TASK PROMPT
With the images removed, repeat the data below exactly.

GIVEN INFORMATION
----

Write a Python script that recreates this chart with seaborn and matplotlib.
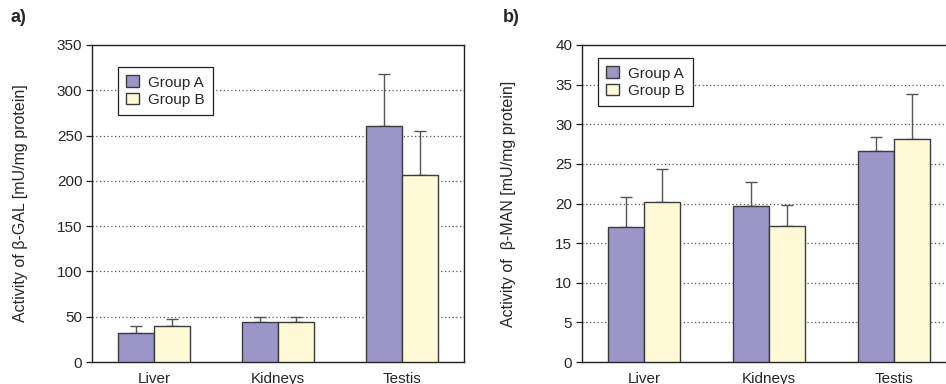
import numpy as np
import pandas as pd
import matplotlib
matplotlib.use("Agg")
import matplotlib.pyplot as plt
import seaborn as sns

# data
organs = ["Liver", "Kidneys", "Testis"]
groups = ["Group A", "Group B"]

gal_a = [32, 44, 261]
gal_b = [40, 44, 207]
gal_err_a = [8, 6, 57]
gal_err_b = [7, 6, 48]

man_a = [17.0, 19.7, 26.6]
man_b = [20.2, 17.1, 28.2]
man_err_a = [3.8, 3.0, 1.8]
man_err_b = [4.1, 2.7, 5.6]

colors = {"Group A": "#9c95c8", "Group B": "#fffad6"}

sns.set_theme(style="white")
plt.rcParams["font.family"] = ["Liberation Sans", "DejaVu Sans"]


def make_df(va, vb, ea, eb):
    rows = []
    for i, o in enumerate(organs):
        rows.append({"organ": o, "group": "Group A", "value": va[i], "err": ea[i]})
    for i, o in enumerate(organs):
        rows.append({"organ": o, "group": "Group B", "value": vb[i], "err": eb[i]})
    return pd.DataFrame(rows)


def draw(ax, df, ymax, step, ylabel, legend_loc, lpad):
    sns.barplot(data=df, x="organ", y="value", hue="group", hue_order=groups,
                order=organs, palette=colors, width=0.58, gap=0, errorbar=None,
                edgecolor="#3c3c3c", linewidth=1.0, saturation=1, ax=ax, zorder=3)
    # upward-only error bars on top of each bar
    for patch, (_, r) in zip(ax.patches, df.iterrows()):
        xc = patch.get_x() + patch.get_width() / 2
        ax.errorbar(xc, r["value"], yerr=[[0], [r["err"]]], fmt="none",
                    ecolor="#555555", elinewidth=1.0, capsize=4, capthick=1.0, zorder=2)
    ax.set_ylim(0, ymax)
    ax.set_yticks(np.arange(0, ymax + step / 2, step))
    ax.set_xlim(-0.5, 2.5)
    ax.yaxis.grid(True, linestyle=(0, (1, 2)), color="#555555", linewidth=0.9)
    ax.set_axisbelow(True)
    ax.set_xlabel("")
    ax.set_ylabel(ylabel, fontsize=11.5, labelpad=lpad)
    ax.tick_params(axis="y", which="major", left=True, length=4, width=0.9,
                   color="#222222", labelsize=11, pad=3)
    ax.tick_params(axis="x", bottom=False, labelsize=11, pad=1)
    for s in ax.spines.values():
        s.set_color("#222222")
        s.set_linewidth(1.0)
    handles, labels = ax.get_legend_handles_labels()
    leg = ax.legend(handles, labels, loc="upper left", bbox_to_anchor=legend_loc,
                    fontsize=11, frameon=True, fancybox=False, edgecolor="#222222",
                    handlelength=0.8, handleheight=0.8, handletextpad=0.6,
                    borderpad=0.55, labelspacing=0.2, framealpha=1,
                    borderaxespad=0)
    leg.get_frame().set_linewidth(0.9)


fig = plt.figure(figsize=(9.46, 3.84), dpi=100)
W, H = 946, 384
ax1 = fig.add_axes([92 / W, 1 - 362 / H, 372 / W, 317 / H])
ax2 = fig.add_axes([582 / W, 1 - 362 / H, 374 / W, 317 / H])

draw(ax1, make_df(gal_a, gal_b, gal_err_a, gal_err_b), 350, 50,
     "Activity of \u03b2-GAL [mU/mg protein]", (26 / 372, 1 - 22 / 317), 21)
draw(ax2, make_df(man_a, man_b, man_err_a, man_err_b), 40, 5,
     "Activity of  \u03b2-MAN [mU/mg protein]", (16 / 374, 1 - 13 / 317), 28)

fig.text(10 / W, 1 - 18 / H, "a)", fontsize=13, fontweight="bold", va="center")
fig.text(503 / W, 1 - 18 / H, "b)", fontsize=13, fontweight="bold", va="center")

fig.savefig("out.png", dpi=100)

----

REPLY TO THE TASK
Write a Python script that recreates this chart with seaborn and matplotlib.
import numpy as np
import pandas as pd
import matplotlib
matplotlib.use("Agg")
import matplotlib.pyplot as plt
import seaborn as sns

# data
organs = ["Liver", "Kidneys", "Testis"]
groups = ["Group A", "Group B"]

gal_a = [32, 44, 261]
gal_b = [40, 44, 207]
gal_err_a = [8, 6, 57]
gal_err_b = [7, 6, 48]

man_a = [17.0, 19.7, 26.6]
man_b = [20.2, 17.1, 28.2]
man_err_a = [3.8, 3.0, 1.8]
man_err_b = [4.1, 2.7, 5.6]

colors = {"Group A": "#9c95c8", "Group B": "#fffad6"}

sns.set_theme(style="white")
plt.rcParams["font.family"] = ["Liberation Sans", "DejaVu Sans"]


def make_df(va, vb, ea, eb):
    rows = []
    for i, o in enumerate(organs):
        rows.append({"organ": o, "group": "Group A", "value": va[i], "err": ea[i]})
    for i, o in enumerate(organs):
        rows.append({"organ": o, "group": "Group B", "value": vb[i], "err": eb[i]})
    return pd.DataFrame(rows)


def draw(ax, df, ymax, step, ylabel, legend_loc, lpad):
    sns.barplot(data=df, x="organ", y="value", hue="group", hue_order=groups,
                order=organs, palette=colors, width=0.58, gap=0, errorbar=None,
                edgecolor="#3c3c3c", linewidth=1.0, saturation=1, ax=ax, zorder=3)
    # upward-only error bars on top of each bar
    for patch, (_, r) in zip(ax.patches, df.iterrows()):
        xc = patch.get_x() + patch.get_width() / 2
        ax.errorbar(xc, r["value"], yerr=[[0], [r["err"]]], fmt="none",
                    ecolor="#555555", elinewidth=1.0, capsize=4, capthick=1.0, zorder=2)
    ax.set_ylim(0, ymax)
    ax.set_yticks(np.arange(0, ymax + step / 2, step))
    ax.set_xlim(-0.5, 2.5)
    ax.yaxis.grid(True, linestyle=(0, (1, 2)), color="#555555", linewidth=0.9)
    ax.set_axisbelow(True)
    ax.set_xlabel("")
    ax.set_ylabel(ylabel, fontsize=11.5, labelpad=lpad)
    ax.tick_params(axis="y", which="major", left=True, length=4, width=0.9,
                   color="#222222", labelsize=11, pad=3)
    ax.tick_params(axis="x", bottom=False, labelsize=11, pad=1)
    for s in ax.spines.values():
        s.set_color("#222222")
        s.set_linewidth(1.0)
    handles, labels = ax.get_legend_handles_labels()
    leg = ax.legend(handles, labels, loc="upper left", bbox_to_anchor=legend_loc,
                    fontsize=11, frameon=True, fancybox=False, edgecolor="#222222",
                    handlelength=0.8, handleheight=0.8, handletextpad=0.6,
                    borderpad=0.55, labelspacing=0.2, framealpha=1,
                    borderaxespad=0)
    leg.get_frame().set_linewidth(0.9)


fig = plt.figure(figsize=(9.46, 3.84), dpi=100)
W, H = 946, 384
ax1 = fig.add_axes([92 / W, 1 - 362 / H, 372 / W, 317 / H])
ax2 = fig.add_axes([582 / W, 1 - 362 / H, 374 / W, 317 / H])

draw(ax1, make_df(gal_a, gal_b, gal_err_a, gal_err_b), 350, 50,
     "Activity of \u03b2-GAL [mU/mg protein]", (26 / 372, 1 - 22 / 317), 21)
draw(ax2, make_df(man_a, man_b, man_err_a, man_err_b), 40, 5,
     "Activity of  \u03b2-MAN [mU/mg protein]", (16 / 374, 1 - 13 / 317), 28)

fig.text(10 / W, 1 - 18 / H, "a)", fontsize=13, fontweight="bold", va="center")
fig.text(503 / W, 1 - 18 / H, "b)", fontsize=13, fontweight="bold", va="center")

fig.savefig("out.png", dpi=100)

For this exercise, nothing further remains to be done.